Die Sau an der Wittenberger Schlosskirche bleibt. Das hat das Landgericht Dessau-Roßlau entschieden. Geklagt hatte ein Mitglied der Jüdischen Gemeinde zu Berlin, das sich durch die Skulptur in seiner Ehre verletzt sieht. Es liege keine von der evangelischen Gemeinde ausgehende Beleidigung vor, urteilte nun das Gericht und wies die Klage ab. Eine Berufung ist möglich.
DEMÜTIGUNG Die »Judensau«-Darstellungen sind widerlich und zutiefst demütigend für Juden. Meist auf mittelalterlichen Reliefs und Plastiken sind Juden gekennzeichnet durch Tracht, Spitzhut oder Gelben Ring. Die Reliefs zeigen sie wie Ferkel, die an den Zitzen einer Sau saugen oder verkehrt herum auf einem Schwein reiten, das Gesicht dem Anus zugewandt, aus dem Urin spritzt. Schlimmer kann man Menschen nicht verspotten.
Plötzlich werden wir gewahr,
dass es Nazi-Glocken oder »Judensau«-Darstellungen gibt?

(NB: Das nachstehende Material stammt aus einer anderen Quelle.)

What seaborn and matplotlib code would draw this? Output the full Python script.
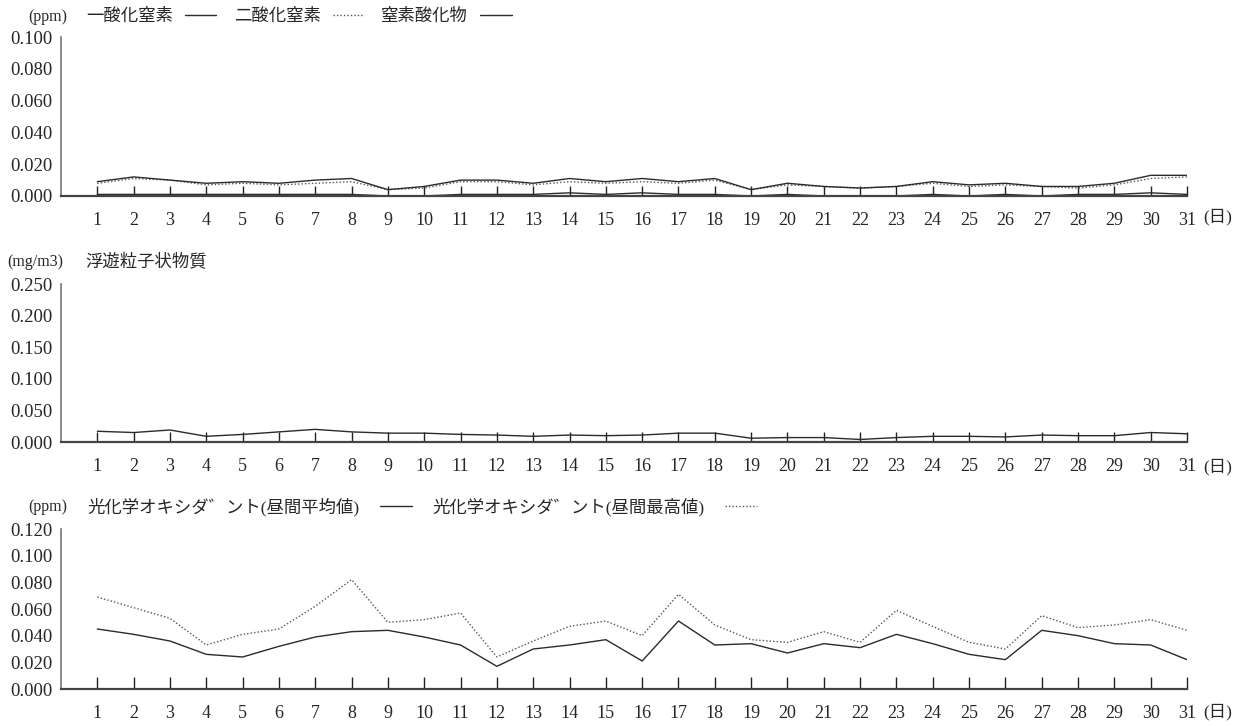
import matplotlib
matplotlib.use("Agg")
import matplotlib.pyplot as plt
import seaborn as sns
import numpy as np
import pandas as pd

sns.set_style("white")
plt.rcParams['font.family'] = ['Liberation Serif', 'Noto Sans CJK JP', 'DejaVu Sans']

# Datos (días del mes)
days = list(range(1, 32))

# Óxidos de nitrógeno (ppm)
no_vals = [0.001, 0.001, 0.001, 0.001, 0.001, 0.001, 0.001, 0.001, 0.000, 0.000,
           0.001, 0.001, 0.001, 0.002, 0.001, 0.002, 0.001, 0.001, 0.000, 0.001,
           0.000, 0.000, 0.000, 0.001, 0.000, 0.001, 0.000, 0.001, 0.001, 0.002, 0.001]
no2_vals = [0.008, 0.011, 0.010, 0.007, 0.008, 0.007, 0.008, 0.009, 0.004, 0.005,
            0.009, 0.009, 0.007, 0.009, 0.008, 0.009, 0.008, 0.010, 0.004, 0.007,
            0.006, 0.005, 0.006, 0.008, 0.006, 0.007, 0.006, 0.005, 0.007, 0.011, 0.012]
nox_vals = [0.009, 0.012, 0.010, 0.008, 0.009, 0.008, 0.010, 0.011, 0.004, 0.006,
            0.010, 0.010, 0.008, 0.011, 0.009, 0.011, 0.009, 0.011, 0.004, 0.008,
            0.006, 0.005, 0.006, 0.009, 0.007, 0.008, 0.006, 0.006, 0.008, 0.013, 0.013]

# Material particulado en suspensión (mg/m3)
spm_vals = [0.017, 0.015, 0.019, 0.009, 0.012, 0.016, 0.020, 0.016, 0.014, 0.014,
            0.012, 0.011, 0.009, 0.011, 0.010, 0.011, 0.014, 0.014, 0.006, 0.007,
            0.007, 0.004, 0.007, 0.009, 0.009, 0.008, 0.011, 0.010, 0.010, 0.015, 0.013]

# Oxidantes fotoquímicos (ppm)
ox_avg = [0.045, 0.041, 0.036, 0.026, 0.024, 0.032, 0.039, 0.043, 0.044, 0.039,
          0.033, 0.017, 0.030, 0.033, 0.037, 0.021, 0.051, 0.033, 0.034, 0.027,
          0.034, 0.031, 0.041, 0.034, 0.026, 0.022, 0.044, 0.040, 0.034, 0.033, 0.022]
ox_max = [0.069, 0.061, 0.053, 0.033, 0.041, 0.045, 0.062, 0.082, 0.050, 0.052,
          0.057, 0.024, 0.036, 0.047, 0.051, 0.040, 0.071, 0.048, 0.037, 0.035,
          0.043, 0.035, 0.059, 0.047, 0.035, 0.030, 0.055, 0.046, 0.048, 0.052, 0.044]

yticks_nox = [0.0, 0.02, 0.04, 0.06, 0.08, 0.10]
yticks_spm = [0.0, 0.05, 0.10, 0.15, 0.20, 0.25]
yticks_ox = [0.0, 0.02, 0.04, 0.06, 0.08, 0.10, 0.12]

W, H = 1247, 726
fig = plt.figure(figsize=(W / 100, H / 100), dpi=100)

def px_ax(top, bottom):
    return fig.add_axes([61 / W, 1 - bottom / H, 1126 / W, (bottom - top) / H])

ax1 = px_ax(37, 196)
ax2 = px_ax(284, 442)
ax3 = px_ax(529, 689)

solid = dict(color='#2b2b2b', linewidth=1.0)
dotted = dict(color='#555555', linewidth=1.0, linestyle=(0, (1, 1.5)))

df1 = pd.DataFrame({'day': days, 'no': no_vals, 'no2': no2_vals, 'nox': nox_vals})
sns.lineplot(data=df1, x='day', y='no', ax=ax1, label='一酸化窒素', **solid)
sns.lineplot(data=df1, x='day', y='no2', ax=ax1, label='二酸化窒素', **dotted)
sns.lineplot(data=df1, x='day', y='nox', ax=ax1, label='窒素酸化物', **solid)

df2 = pd.DataFrame({'day': days, 'spm': spm_vals})
sns.lineplot(data=df2, x='day', y='spm', ax=ax2, **solid)

df3 = pd.DataFrame({'day': days, 'avg': ox_avg, 'max': ox_max})
sns.lineplot(data=df3, x='day', y='avg', ax=ax3, label='光化学オキシダ゛ント(昼間平均値)', **solid)
sns.lineplot(data=df3, x='day', y='max', ax=ax3, label='光化学オキシダ゛ント(昼間最高値)', **dotted)

def style_ax(ax, yticks, tick_len):
    ax.set_xlim(0, 31)
    ax.set_ylim(0, yticks[-1])
    ax.set_xticks(days)
    ax.set_xticklabels([str(d) for d in days])
    ax.set_yticks(yticks)
    ax.set_yticklabels([f"{v:.3f}" for v in yticks])
    ax.tick_params(axis='x', direction='in', length=tick_len, width=1.0, color='#222222',
                   pad=11.5, labelsize=13, bottom=True)
    ax.tick_params(axis='y', length=0, pad=6, labelsize=13.5, left=True)
    ax.set_xlabel('')
    ax.set_ylabel('')
    for s in ['top', 'right']:
        ax.spines[s].set_visible(False)
    ax.spines['left'].set_color('#777777')
    ax.spines['left'].set_linewidth(1.2)
    ax.spines['bottom'].set_color('#444444')
    ax.spines['bottom'].set_linewidth(1.6)
    ax.set_facecolor('white')

style_ax(ax1, yticks_nox, 7)
style_ax(ax2, yticks_spm, 7)
style_ax(ax3, yticks_ox, 9)

jp = ['Liberation Serif', 'Noto Sans CJK JP']

def fig_text(x, y, s, size=12.5, **kw):
    fig.text(x / W, 1 - y / H, s, va='center', fontsize=size, family=jp, **kw)

# Leyendas con el texto antes de la línea
leg1 = ax1.legend(loc='center left', bbox_to_anchor=(86 / W, 1 - 17 / H),
                  bbox_transform=fig.transFigure, ncol=3, frameon=False,
                  markerfirst=False, borderpad=0, borderaxespad=0,
                  handlelength=1.8, handletextpad=0.7, columnspacing=1.0,
                  prop={'family': jp, 'size': 12.5})
leg3 = ax3.legend(loc='center left', bbox_to_anchor=(87 / W, 1 - 507 / H),
                  bbox_transform=fig.transFigure, ncol=2, frameon=False,
                  markerfirst=False, borderpad=0, borderaxespad=0,
                  handlelength=1.85, handletextpad=1.2, columnspacing=1.15,
                  prop={'family': jp, 'size': 12.5})

fig_text(28, 17, '(ppm)', size=11.5)
fig_text(7, 262, '(mg/m3)', size=11.5)
fig_text(85, 262, '浮遊粒子状物質')
fig_text(28, 507, '(ppm)', size=11.5)

for y in [217, 467, 712]:
    fig_text(1203, y, '(日)', size=12.5, ha='left')

fig.savefig('out.png', dpi=100)
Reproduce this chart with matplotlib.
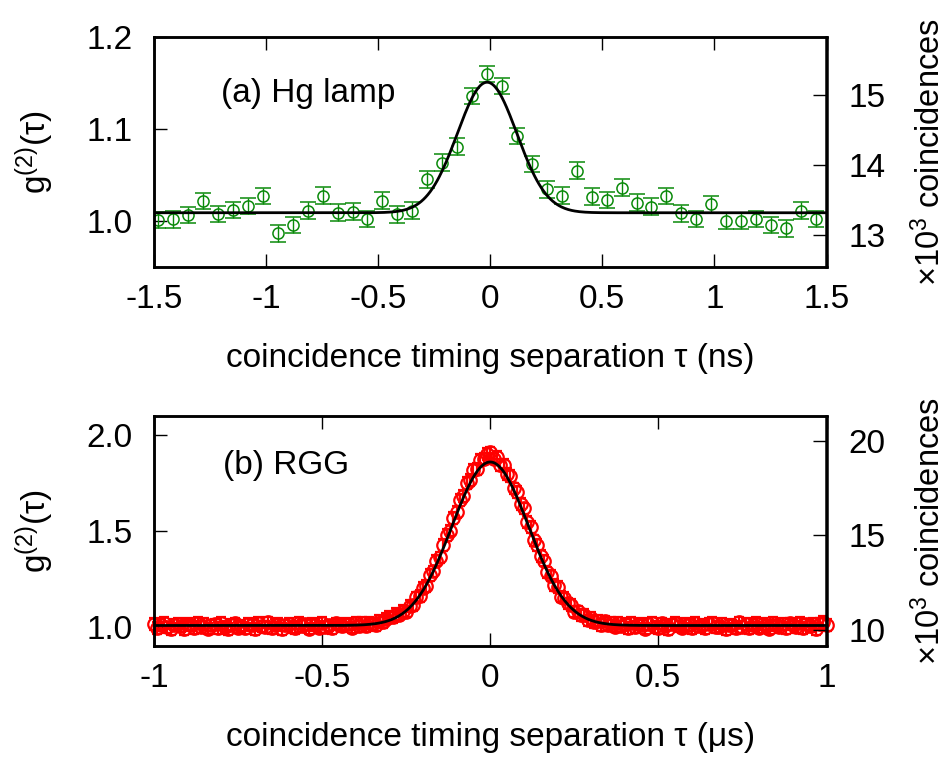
import numpy as np
import matplotlib
matplotlib.use("Agg")
import matplotlib.pyplot as plt
from matplotlib.ticker import FixedLocator, FixedFormatter

plt.rcParams['font.family'] = ['Liberation Sans', 'DejaVu Sans']
plt.rcParams['mathtext.fontset'] = 'custom'
plt.rcParams['mathtext.rm'] = 'Liberation Sans'
plt.rcParams['mathtext.it'] = 'Liberation Sans'

# ---------------- Panel (a): Hg lamp ----------------
tau_a = [-1.481, -1.414, -1.348, -1.281, -1.214, -1.148, -1.081, -1.014, -0.948, -0.881,
         -0.814, -0.748, -0.681, -0.614, -0.548, -0.481, -0.414, -0.348, -0.281, -0.214,
         -0.148, -0.081, -0.014, 0.053, 0.119, 0.186, 0.253, 0.319, 0.386, 0.453,
         0.519, 0.586, 0.653, 0.719, 0.786, 0.853, 0.919, 0.986, 1.053, 1.119,
         1.186, 1.253, 1.319, 1.386, 1.453]
g2_a = [1.0015, 1.0023, 1.0069, 1.0221, 1.0080, 1.0124, 1.0167, 1.0275, 0.9871, 0.9961,
        1.0116, 1.0278, 1.0094, 1.0105, 1.0026, 1.0224, 1.0077, 1.0116, 1.0456, 1.0636,
        1.0809, 1.1359, 1.1597, 1.1467, 1.0925, 1.0622, 1.0348, 1.0278, 1.0549, 1.0268,
        1.0232, 1.0365, 1.0203, 1.0159, 1.0275, 1.0088, 1.0026, 1.0185, 1.0004, 1.0004,
        1.0026, 0.9961, 0.9925, 1.0116, 1.0026]
err_a = [0.009] * len(g2_a)
fit_a = dict(base=1.0094, amp=0.1413, center=-0.014, sigma=0.133)

xticks_a = [-1.5, -1.0, -0.5, 0.0, 0.5, 1.0, 1.5]
xticklabels_a = ['-1.5', '-1', '-0.5', '0', '0.5', '1', '1.5']
yticks_a = [1.0, 1.1, 1.2]
yticklabels_a = ['1.0', '1.1', '1.2']
y2ticks_a = [13, 14, 15]
y2ticklabels_a = ['13', '14', '15']
norm_a = 13.19  # x10^3 coincidences at g2 = 1

# ---------------- Panel (b): RGG ----------------
tau_b = np.round(np.arange(-100, 101) * 0.01, 2)
g2_b = [
    1.015, 0.993, 1.009, 1.020, 0.997, 0.990, 1.011, 1.017, 1.002, 0.987,
    1.014, 1.007, 0.995, 1.022, 0.999, 1.016, 0.991, 1.008, 1.013, 0.994,
    1.021, 1.001, 0.988, 1.012, 1.018, 0.996, 1.006, 0.992, 1.015, 1.010,
    0.989, 1.019, 1.003, 0.998, 1.023, 0.993, 1.011, 1.014, 0.990, 1.008,
    1.017, 1.000, 0.995, 1.020, 1.004, 1.013, 0.991, 1.016, 1.009, 0.996,
    1.021, 0.999, 1.007, 0.993, 1.018, 1.012, 1.002, 1.015,
    1.013, 0.996, 1.019, 1.003, 1.022, 1.002, 1.021, 1.016, 1.009, 1.033,
    1.026, 1.043, 1.053, 1.050, 1.066, 1.064, 1.082, 1.080, 1.111, 1.112,
    1.154, 1.160, 1.203, 1.214, 1.271, 1.290, 1.345, 1.363, 1.427, 1.479,
    1.502, 1.569, 1.598, 1.663, 1.683, 1.750, 1.766, 1.817, 1.824, 1.873,
    1.878, 1.902,
    1.910,
    1.878, 1.888, 1.845, 1.844, 1.798, 1.786, 1.723, 1.703, 1.642, 1.618,
    1.548, 1.522, 1.451, 1.426, 1.370, 1.346, 1.284, 1.267, 1.218, 1.207,
    1.158, 1.152, 1.123, 1.113, 1.079, 1.081, 1.062, 1.061, 1.034, 1.045,
    1.024, 1.032, 1.010, 1.029, 1.008, 1.022, 1.001, 1.021, 1.002, 1.016,
    0.994, 1.020,
    0.998, 1.017, 1.008, 0.991, 1.014, 1.021, 1.000, 0.994, 1.018, 1.006,
    0.989, 1.013, 1.019, 1.002, 0.996, 1.016, 1.010, 0.992, 1.022, 1.003,
    1.011, 0.993, 1.015, 1.020, 0.997, 1.001, 1.017, 0.990, 1.012, 1.007,
    0.995, 1.023, 0.999, 1.014, 0.992, 1.009, 1.019, 0.996, 1.016, 1.004,
    0.991, 1.021, 1.008, 0.998, 1.015, 0.993, 1.018, 1.011, 1.000, 1.020,
    0.994, 1.013, 1.003, 1.017, 0.989, 1.014, 1.024, 1.010]
err_b = [0.03] * len(g2_b)
fit_b = dict(base=1.007, amp=0.853, center=0.0, sigma=0.114)

xticks_b = [-1.0, -0.5, 0.0, 0.5, 1.0]
xticklabels_b = ['-1', '-0.5', '0', '0.5', '1']
yticks_b = [1.0, 1.5, 2.0]
yticklabels_b = ['1.0', '1.5', '2.0']
y2ticks_b = [10, 15, 20]
y2ticklabels_b = ['10', '15', '20']
norm_b = 10.15

FS = 24
W, H = 951, 759
fig = plt.figure(figsize=(W / 100, H / 100), dpi=100)

def gauss(x, p):
    x = np.asarray(x)
    return p['base'] + p['amp'] * np.exp(-(x - p['center']) ** 2 / (2 * p['sigma'] ** 2))

def style(ax, xt, xtl, yt, ytl, xlim, ylim):
    ax.set_xlim(*xlim)
    ax.set_ylim(*ylim)
    ax.xaxis.set_major_locator(FixedLocator(xt))
    ax.xaxis.set_major_formatter(FixedFormatter(xtl))
    ax.yaxis.set_major_locator(FixedLocator(yt))
    ax.yaxis.set_major_formatter(FixedFormatter(ytl))
    ax.tick_params(axis='x', which='both', direction='in', top=True, bottom=True,
                   length=9.4, width=1.0, labelsize=FS, pad=12.5)
    ax.tick_params(axis='y', which='both', direction='in', left=True, right=False,
                   length=9.4, width=1.0, labelsize=FS, pad=15.5)
    ax.minorticks_off()
    for s in ax.spines.values():
        s.set_linewidth(1.8)

def right_axis(ax, ylim, norm, yt, ytl):
    ax2 = ax.twinx()
    ax2.set_ylim(ylim[0] * norm, ylim[1] * norm)
    ax2.yaxis.set_major_locator(FixedLocator(yt))
    ax2.yaxis.set_major_formatter(FixedFormatter(ytl))
    ax2.tick_params(axis='y', direction='in', length=9.4, width=1.0, labelsize=FS, pad=16)
    ax2.minorticks_off()
    for s in ax2.spines.values():
        s.set_linewidth(1.8)
    ax2.set_ylabel(r'$\times$10$^3$ coincidences', fontsize=23.5, rotation=90)
    ax2.yaxis.set_label_coords(1.128, 0.5)
    return ax2

# Panel (a)
L = 154 / W
Wd = 672.5 / W
Hh = 230 / H
axa = fig.add_axes([L, 1 - 266.7 / H, Wd, Hh])
ylim_a = (0.951, 1.2)
style(axa, xticks_a, xticklabels_a, yticks_a, yticklabels_a, (-1.5, 1.5), ylim_a)
xf = np.linspace(-1.5, 1.5, 600)
axa.errorbar(tau_a, g2_a, yerr=err_a, fmt='o', ms=8.0, mfc='none', mec='#0a8a0a',
             ecolor='#0a8a0a', mew=1.1, elinewidth=1.0, capsize=5.5, capthick=1.1,
             zorder=2)
axa.plot(xf, gauss(xf, fit_a), color='black', lw=2.0, zorder=3)
axa.text(-1.2, 1.129, '(a) Hg lamp', fontsize=FS, ha='left', va='baseline')
axa.set_xlabel('coincidence timing separation τ (ns)', fontsize=FS, labelpad=20)
axa.set_ylabel(r'g$^{(2)}$(τ)', fontsize=FS)
axa.yaxis.set_label_coords(-0.145, 0.5)
right_axis(axa, ylim_a, norm_a, y2ticks_a, y2ticklabels_a)

# Panel (b)
axb = fig.add_axes([L, 1 - 646 / H, Wd, Hh])
ylim_b = (0.9, 2.1)
style(axb, xticks_b, xticklabels_b, yticks_b, yticklabels_b, (-1.0, 1.0), ylim_b)
xf = np.linspace(-1.0, 1.0, 600)
axb.errorbar(tau_b, g2_b, yerr=err_b, fmt='o', ms=9.0, mfc='none', mec='#ff0000',
             ecolor='#ff0000', mew=1.6, elinewidth=1.6, capsize=3.5, capthick=1.4,
             zorder=2, clip_on=False)
axb.plot(xf, gauss(xf, fit_b), color='black', lw=2.0, zorder=3)
axb.text(-0.795, 1.796, '(b) RGG', fontsize=FS, ha='left', va='baseline')
axb.set_xlabel('coincidence timing separation τ (μs)', fontsize=FS, labelpad=20)
axb.set_ylabel(r'g$^{(2)}$(τ)', fontsize=FS)
axb.yaxis.set_label_coords(-0.145, 0.5)
right_axis(axb, ylim_b, norm_b, y2ticks_b, y2ticklabels_b)

fig.savefig('out.png', dpi=100)
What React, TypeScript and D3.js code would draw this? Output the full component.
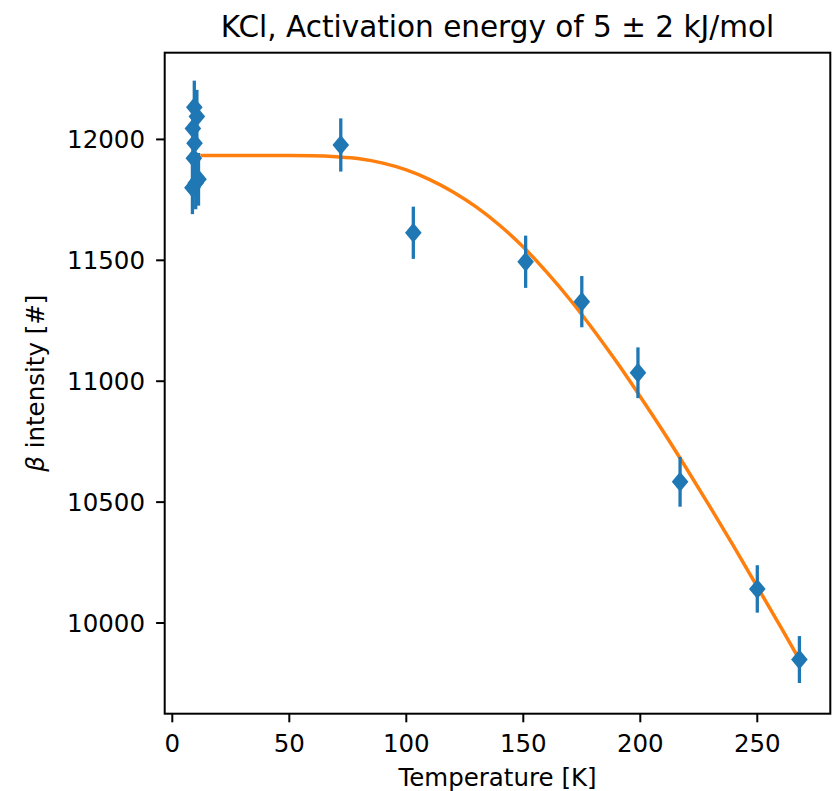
import React from "react";
import * as d3 from "d3";

const temperatures = [9.4, 10.5, 8.8, 9.5, 9.2, 11.2, 10.0, 8.6, 72, 103, 151, 175, 199, 217, 250, 268];
const intensities = [12133, 12095, 12045, 11984, 11922, 11835, 11820, 11800, 11977, 11614, 11494, 11329, 11035, 10584, 10141, 9849];
const errors = [110, 110, 110, 109, 109, 109, 109, 109, 110, 108, 108, 106, 105, 103, 98, 97];

const fitT = [12, 20, 30, 40, 50, 60, 70, 80, 90, 100, 110, 120, 130, 140, 150, 160, 170, 180, 190, 200, 210, 220, 230, 240, 250, 260, 268];
const fitI = [11933, 11933, 11933, 11933, 11933, 11932, 11928, 11920, 11902, 11874, 11834, 11783, 11720, 11644, 11555, 11451, 11337, 11212, 11078, 10936, 10789, 10635, 10477, 10316, 10150, 9984, 9849];

const xTicks = [0, 50, 100, 150, 200, 250];
const yTicks = [10000, 10500, 11000, 11500, 12000];

const TITLE = "KCl, Activation energy of 5 \u00b1 2 kJ/mol";
const X_LABEL = "Temperature [K]";

export default function App() {
  const W = 832;
  const H = 791;
  const left = 164.7, right = 830.3, top = 52.7, bottom = 713.7;
  const x = d3.scaleLinear().domain([-3.25, 281.2]).range([left, right]);
  const y = d3.scaleLinear().domain([9625, 12358.6]).range([bottom, top]);
  const line = d3.line<number>().x((_, i) => x(fitT[i])).y((d) => y(d)).curve(d3.curveMonotoneX);
  const font = "'DejaVu Sans', sans-serif";
  const blue = "#1f77b4";
  const orange = "#ff7f0e";
  const diamond = "M0,-10 L8.3,0 L0,10 L-8.3,0 Z";

  return (
    <svg width={W} height={H} style={{ position: "absolute", left: 0, top: 0, background: "#fff" }} fontFamily={font}>
      <rect x={0} y={0} width={W} height={H} fill="#fff" />
      <path d={line(fitI) || ""} fill="none" stroke={orange} strokeWidth={3.5} />
      {temperatures.map((t, i) => (
        <g key={i}>
          <line x1={x(t)} x2={x(t)} y1={y(intensities[i] - errors[i])} y2={y(intensities[i] + errors[i])} stroke={blue} strokeWidth={3.3} />
          <path d={diamond} transform={`translate(${x(t)},${y(intensities[i])})`} fill={blue} />
        </g>
      ))}
      <rect x={left} y={top} width={right - left} height={bottom - top} fill="none" stroke="#000" strokeWidth={2} />
      {xTicks.map((t) => (
        <g key={t}>
          <line x1={x(t)} x2={x(t)} y1={bottom} y2={bottom + 8.6} stroke="#000" strokeWidth={2} />
          <text x={x(t)} y={751.7} textAnchor="middle" fontSize={24.5} fill="#000">{t}</text>
        </g>
      ))}
      {yTicks.map((t) => (
        <g key={t}>
          <line x1={left - 8.6} x2={left} y1={y(t)} y2={y(t)} stroke="#000" strokeWidth={2} />
          <text x={145} y={y(t)} dy="0.36em" textAnchor="end" fontSize={24.5} fill="#000">{t}</text>
        </g>
      ))}
      <text x={(left + right) / 2} y={37} textAnchor="middle" fontSize={29.5} fill="#000">{TITLE}</text>
      <text x={(left + right) / 2} y={786} textAnchor="middle" fontSize={24.5} fill="#000">{X_LABEL}</text>
      <text transform={`translate(44,${(top + bottom) / 2}) rotate(-90)`} textAnchor="middle" fontSize={24.5} fill="#000">
        <tspan fontStyle="italic">{"\u03b2"}</tspan>
        {" intensity [#]"}
      </text>
    </svg>
  );
}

Die vermutlich 30 noch in Deutschland existierenden »Judensau«-Darstellungen sind herabwürdigend – seit 500 Jahren. Aber sind wir wirklich erst jetzt so aufgeklärt, dass wir nun diese Symbole des Antisemitismus vernichten wollen? Plötzlich werden wir gewahr, dass es Nazi-Glocken oder »Judensau«-Darstellungen gibt?
BILDERSTURM Ein bisschen spät – oder ein bisschen übereifrig? Klar kann man Hakenkreuze und Nazisprüche abflexen, Glocken ent- und neuwidmen, läuten können sie dann eh nicht mehr. Auch Bildzeugnisse zerstören, Skulpturen zerschlagen, Reliefs abschlagen kann man. Doch die Leerstellen schreien umso lauter. Und wäre es nicht ein bloßer Bildersturm?
Die Diskussion wird weitergehen. Und das ist gut so, denn die Auseinandersetzung über antisemitische Skulpturen, über bildliche Zeitdokumente, ihren Sinn und ihre Bedeutung bringt mehr, als zu glauben, mit dem Abschlagen von mittelalterlichen Skulpturen habe man das Problem Antisemitismus erledigt. Führt die Jugendlichen hin und lasst sie selbst herausfinden, was daran verwerflich ist! Besser lässt sich Bildung nicht gestalten. Das Lutherjahr haben wir doch auch überstanden und gute Debatten geführt.